Hurricane Fiona intensified into a Category 4 storm Wednesday as it made a northern trek past Puerto Rico, where it unleashed catastrophic floods, and hit the Dominican Republic and Turks and Caicos with heavy rain.
The storm, the first major one in the Atlantic Ocean this year, strengthened as it moved away from the Bahamas and Turks and Caicos. The National Hurricane Center said Fiona was approaching Bermuda with winds close to 130 miles an hour. Forecasters said the storm would continue to strengthen Wednesday before weakening possibly this weekend.
Fiona has only grown more powerful since it made landfall in Puerto Rico Sunday.
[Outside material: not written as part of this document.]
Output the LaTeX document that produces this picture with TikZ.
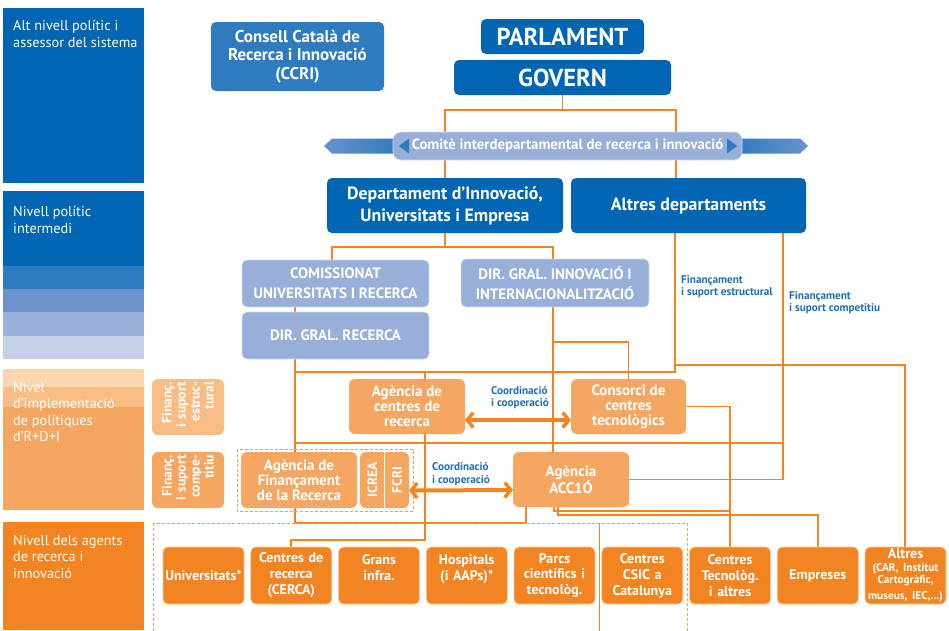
\documentclass[tikz,border=0pt]{standalone}
\usepackage{fontspec}
\setmainfont{PT Sans}
\usetikzlibrary{positioning,arrows.meta,backgrounds,calc}
\definecolor{dblue}{RGB}{0,102,179}
\definecolor{mblue}{RGB}{46,123,191}
\definecolor{sblue}{RGB}{107,146,203}
\definecolor{lblue}{RGB}{152,175,217}
\definecolor{pblue}{RGB}{196,209,233}
\definecolor{orng}{RGB}{242,132,34}
\definecolor{lorng}{RGB}{245,166,96}
\definecolor{porng}{RGB}{248,188,133}
\definecolor{vorng}{RGB}{251,213,174}
\definecolor{txtblue}{RGB}{31,111,184}
\tikzstyle{dbbox}=[rectangle, rounded corners=5pt, fill=dblue, text=white, inner sep=0pt, outer sep=0pt, align=center]
\tikzstyle{mbbox}=[rectangle, rounded corners=5pt, fill=mblue, text=white, inner sep=0pt, outer sep=0pt, align=center]
\tikzstyle{lbbox}=[rectangle, rounded corners=5pt, fill=lblue, draw=white!60!lblue, line width=0.6pt, text=white, inner sep=0pt, outer sep=0pt, align=center, font=\fontsize{15}{20}\selectfont\bfseries]
\tikzstyle{lobox}=[rectangle, rounded corners=6pt, fill=lorng, text=white, inner sep=0pt, outer sep=0pt, align=center, font=\fontsize{15}{15}\selectfont\bfseries]
\tikzstyle{obox}=[rectangle, rounded corners=5pt, fill=orng, draw=white!55!orng, line width=0.6pt, text=white, inner sep=0pt, outer sep=0pt, minimum width=81, minimum height=57, text width=79, align=center, font=\fontsize{14}{16}\selectfont\bfseries]
\tikzstyle{finbox}=[rectangle, rotate=90, rounded corners=6pt, text=white, inner sep=0pt, minimum width=56, minimum height=72, text width=50, align=right, font=\fontsize{13.5}{14}\selectfont\bfseries]
\tikzstyle{rot}=[rotate=90, text=white, inner sep=0pt, font=\fontsize{13.5}{14}\selectfont\bfseries]
\tikzstyle{lvtxt}=[anchor=north west, inner sep=0pt, text=white, align=left, font=\fontsize{14.3}{16.5}\selectfont]
\tikzstyle{cotxt}=[inner sep=0pt, text=txtblue, align=left, font=\fontsize{11.2}{12.5}\selectfont\bfseries]
\tikzstyle{pline}=[-, draw=orng, line width=1.8pt]
\tikzstyle{dline}=[draw=orng!80, line width=1pt, dash pattern=on 3pt off 2pt]
\tikzstyle{carrow}=[draw=orng, line width=4pt, >={Straight Barb[length=6pt,width=15pt,line width=3.5pt]}, <->]

\begin{document}
\begin{tikzpicture}[x=1pt,y=-1pt]
\useasboundingbox (0,0) rectangle (949,630);
\fill[dblue] (3,8) rectangle (144,183);
\node (LV1) [lvtxt] at (13,20) {Alt nivell polític i\\assessor del sistema};
\fill[dblue] (3,191) rectangle (144,266);
\fill[mblue] (3,266) rectangle (144,289);
\fill[sblue] (3,289) rectangle (144,312);
\fill[lblue] (3,312) rectangle (144,336);
\fill[pblue] (3,336) rectangle (144,359);
\node (LV2) [lvtxt] at (13,206) {Nivell polític\\intermedi};
\fill[lorng] (3,369) rectangle (144,510);
\fill[porng] (3,369) rectangle (144,407);
\fill[vorng] (3,369) rectangle (144,387);
\node (LV3) [lvtxt] at (13,382) {Nivel\\d'implementació\\de polítiques\\d'R+D+I};
\fill[orng] (3,522) rectangle (144,630);
\node (LV4) [lvtxt] at (13,535) {Nivell dels agents\\de recerca i\\innovació};
\node (FEST) [finbox, fill=porng] at (188,407) {Finanç.\\i suport\\estruc-\\tural};
\node (FCOM) [finbox, fill=lorng] at (188,480) {Finanç.\\i suport\\compe-\\titiu};
\node (CCRI) [mbbox, minimum width=173, minimum height=69, font=\fontsize{17}{18.5}\selectfont\bfseries] at (297.5,56.5) {Consell Català de\\Recerca i Innovació\\(CCRI)};
\node (PARL) [dbbox, minimum width=163, minimum height=35, font=\fontsize{24.5}{24}\selectfont\bfseries] at (562.5,36.5) {PARLAMENT};
\node (GOV) [dbbox, minimum width=217, minimum height=35, font=\fontsize{24.5}{24}\selectfont\bfseries] at (562.5,77.5) {GOVERN};
\shade[left color=sblue, right color=mblue] (324,146) -- (332,138.5) -- (400,138.5) -- (400,153.5) -- (332,153.5) -- cycle;
\shade[left color=mblue, right color=sblue] (735,138.5) -- (800,138.5) -- (808,146) -- (800,153.5) -- (735,153.5) -- cycle;
\node (COMITE) [lbbox, minimum width=349, minimum height=28, rounded corners=8pt, font=\fontsize{14.8}{14}\selectfont\bfseries] at (567.5,146) {Comitè interdepartamental de recerca i innovació};
\fill[mblue] (399,146) -- (409,138.5) -- (409,153.5) -- cycle;
\fill[mblue] (737,146) -- (727,138.5) -- (727,153.5) -- cycle;
\node (DIUE) [dbbox, minimum width=236, minimum height=55, font=\fontsize{17.8}{22}\selectfont\bfseries] at (445,205.5) {Departament d'Innovació,\\Universitats i Empresa};
\node (ALTDEP) [dbbox, minimum width=235, minimum height=55, font=\fontsize{17.8}{22}\selectfont\bfseries] at (688.5,205.5) {Altres departaments};
\node (COMIS) [lbbox, minimum width=187, minimum height=47] at (335.5,283.5) {COMISSIONAT\\UNIVERSITATS I RECERCA};
\node (DGR) [lbbox, minimum width=187, minimum height=47, below=5pt of COMIS] {DIR. GRAL. RECERCA};
\node (DGII) [lbbox, minimum width=188, minimum height=48] at (555,283) {DIR. GRAL. INNOVACIÓ I\\INTERNACIONALITZACIÓ};
\node (ACR) [lobox, minimum width=116, minimum height=55] at (407,406.5) {Agència de\\centres de\\recerca};
\node (CCT) [lobox, minimum width=115, minimum height=55] at (628.5,406.5) {Consorci de\\centres\\tecnològics};
\node (AFR) [lobox, minimum width=116, minimum height=56] at (299,480) {Agència de\\Finançament\\de la Recerca};
\node (IFBOX) [lobox, minimum width=49, minimum height=56] at (384.5,480) {};
\draw[white, line width=1pt] (IFBOX.north) -- (IFBOX.south);
\node (ICREA) [rot] at (372.5,480) {ICREA};
\node (FCRI) [rot] at (397,480) {FCRI};
\node (ACCIO) [lobox, minimum width=116, minimum height=55] at (571,479.5) {Agència\\ACC1Ó};
\node (UNIV) [obox] at (203.5,575.5) {Universitats*};
\node (CERCA) [obox, right=6.75pt of UNIV] {Centres de\\recerca\\(CERCA)};
\node (GRANS) [obox, right=6.75pt of CERCA] {Grans\\infra.\\\mbox{}};
\node (HOSP) [obox, right=6.75pt of GRANS] {Hospitals\\(i AAPs)*\\\mbox{}};
\node (PARCS) [obox, right=6.75pt of HOSP] {Parcs\\científics i\\tecnològ.};
\node (CSIC) [obox, right=6.75pt of PARCS] {Centres\\CSIC a\\Catalunya};
\node (CTEC) [obox, right=6.75pt of CSIC] {Centres\\Tecnològ.\\i altres};
\node (EMPR) [obox, right=6.75pt of CTEC] {Empreses};
\node (ALTRES) [obox, right=6.75pt of EMPR] {Altres\\\fontsize{11.3}{12.3}\selectfont(CAR, Institut\\Cartogràfic,\\museus, IEC,...)};
\node (COOR1) [cotxt] at (520,397.5) {Coordinació\\i cooperació};
\node (COOR2) [cotxt] at (461,474) {Coordinació\\i cooperació};
\node (FINEST) [cotxt, anchor=north west] at (681,275) {Finançament\\i suport estructural};
\node (FINCOM) [cotxt, anchor=north west] at (789,291) {Finançament\\i suport competitiu};
\draw[carrow] ([yshift=-13.5pt]ACR.east) -- ([yshift=-13.5pt]CCT.west);
\draw[carrow] ([yshift=-10.5pt]IFBOX.east) -- ([yshift=-10.5pt]ACCIO.west);
\begin{scope}[on background layer]
\coordinate (G1) at (445,110);
\coordinate (G2) at (676,110);
\coordinate (D1) at (332,247);
\coordinate (D2) at (553,247);
\coordinate (C1) at (553,342);
\coordinate (R1) at (295,372);
\coordinate (R2) at (295,443);
\coordinate (R3) at (295,523);
\coordinate (S1) at (675,372);
\coordinate (S2) at (905,365);
\coordinate (K1) at (783,443);
\coordinate (A1) at (425,372);
\coordinate (A2) at (425,540);
\coordinate (E1) at (554,511);
\coordinate (E2) at (558,515);
\coordinate (E3) at (526,523);
 \draw[pline] (GOV.south) -- (GOV.south |- G1);
 \draw[pline] (DIUE.north -| G1) |- (G2) -- (ALTDEP.north -| G2);
 \draw[pline] (DIUE.south) -- (DIUE.south |- D1);
 \draw[pline] (COMIS.north -| D1) |- (D2) -- (ACCIO.north -| D2);
 \draw[pline] (C1) -| (CCT.north);
 \draw[pline] (COMIS.south -| R1) -- (R3);
 \draw[pline] (ALTDEP.south -| S1) -- (S1) -- (R1);
 \draw[pline] (S1 |- S2) -- (S2) -- (ALTRES.north -| S2);
 \draw[pline] (ALTDEP.south -| K1) |- (ACCIO.east);
 \draw[pline] (K1) -- (R2);
 \draw[pline] (A1) -- (A2) -| (CERCA.north);
 \draw[pline] (CCT.east) -| (CTEC.north);
 \draw[pline] (ACCIO.south -| E1) -- (E1) -- (E1 -| CTEC.north);
 \draw[pline] (ACCIO.south -| E2) -- (E2) -| (EMPR.north);
 \draw[pline] (ACCIO.south -| E3) -- (E3);
 \draw[pline] (R3) -- (E3);
 \draw[dline] (153,523) rectangle (687,640);
 \draw[pline, line width=1pt] (599,523) -- (599,640);
 \draw[dline] (237,449) rectangle (413,511);
\end{scope}
\end{tikzpicture}
\end{document}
Flash floods on the island knocked out power and were blamed for two deaths, devastation Puerto Rico largely hasn’t seen since Hurricane Maria in 2017.
More than one million customers remained without power on Wednesday for a fourth straight day since the islandwide blackout began, according to poweroutage.us.
In both Puerto Rico and its western neighbor, the Dominican Republic, officials said they have rescued dozens of people from senior-living facilities and flooded areas.
Fiona advanced Monday over the Dominican Republic, where floodwaters destroyed hundreds of homes and displaced thousands of people, according to the country’s emergency operations center. At least two people died: an 18-year-old woman hit by a pole and a 68-year-old man crushed by a fallen tree.
The center of the storm left the Dominican Republic and headed toward the Bahamas and Turks and Caicos Tuesday.
Fiona made landfall in Turks and Caicos as a Category 3 storm, the third-highest hurricane designation that indicates Fiona had become a major storm. Officials in Turks and Caicos warned residents Tuesday to remain indoors as rain, winds and floods pummeled the area. However, the officials said they hadn’t received any reports of deaths or serious injuries on the islands.
Even though Fiona’s eye was moving away from the islands, forecasters said that as the storm intensified, it would bring heavy rain Wednesday to the Bahamas and Turks and Caicos.
Fiona was expected to turn north-northeast and head toward parts of Eastern Canada, forecasters said. Nova Scotia, Prince Edward Island, and western Newfoundland could get high winds and up to 10 inches of rain late Friday and Saturday.